对高斯的累计贡献透明度进行剪枝，然后进行重要性采样，设置的采样比例为0.6

def interesction_sampling(self, scene, render_simp, iteration, args, pipe, background):
    imp_score[accum_area_max==0]=0
    prob = imp_score/imp_score.sum()
    prob = prob.cpu().numpy()


    factor=args.sampling_factor
    N_xyz=self._xyz.shape[0]
    num_sampled=int(N_xyz*factor*((prob!=0).sum()/prob.shape[0]))
    indices = np.random.choice(N_xyz, size=num_sampled, 
                                p=prob, replace=False)

simplification 2

进行与depth_reinit之前相同的重要性剪枝

Mini-Splatting2与Mini-Splatting2-D的区别

在进行Mini-Splatting simplification时，剪枝不考虑outdoor和indoor的区别，即全部使用高斯的累计不透明度
并且simplification1时不进行重要性采样

总结

这篇论文还是写的不错的，也是我独立精度的第一篇论文。这篇论文的改进主要是针对优化过程进行分析，我认为创新点有（1）使用类似屏幕后处理的方法，增加render_depth和render_simp函数，对视图进行分析,重建深度和累计不透明度。并且（2）提出重要性的概念，让高斯的累计不透明度这个信息充分发挥，同时可以很好地进行visibility Gaussian culling剪枝。
以高斯为基底进行图形学光栅化的改进是一种很好的思路，但是我感觉要做很长时间的实验才能够work

limitation

（1）aggressive densification 在indoor环境下通过importance Gaussian保留下来的Guassian较多，具有较高的storage占用，他这里说是为了保持indoor场景下floor和wall的渲染质量，也确实和重要性剪枝相对应
（2）多次visualization culling导致了大量的memory占用

Simplification过程通过修改cuda实现，必然会导致大量的memory占用
Densification过程通过重要性实现，必然会导致在某些场景上过度Densification

个人思考

mini-splatting是没有实现通用的Densification，这里实现了通用的Densification，可是在storage上面又出现了问题

    正如Mini-Splatting simplification所做，尝试在某些特定的阶段进行simplication也许可以进一步达到Gaussian number、render quality和optimization speed的trade-off？
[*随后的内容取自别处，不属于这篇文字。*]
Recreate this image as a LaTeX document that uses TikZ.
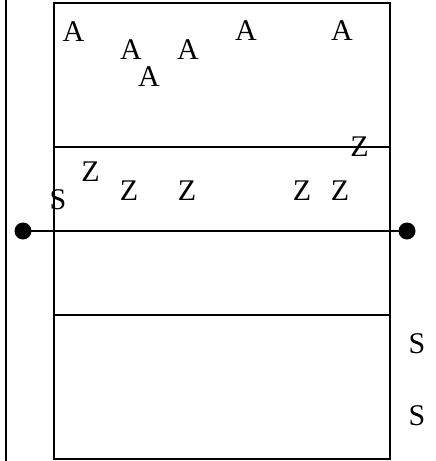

延续mini-splatting的结合高斯权重mask的simplification。visibility culling是一个很容易想到的思路，可是毕竟是三维重建，固定视图流程的culling势必会导致memory overhead。

    尝试不同方法的simplification，或者是降低culling频率,总之是尝试更好的和Gaussian相适应的simplification？

这里他说的优化早期迭代，确实是解决了3DGS早期Gaussian under-restruction的问题，

    单纯 depth reinitialization 和 aggressive densification似乎比较突兀？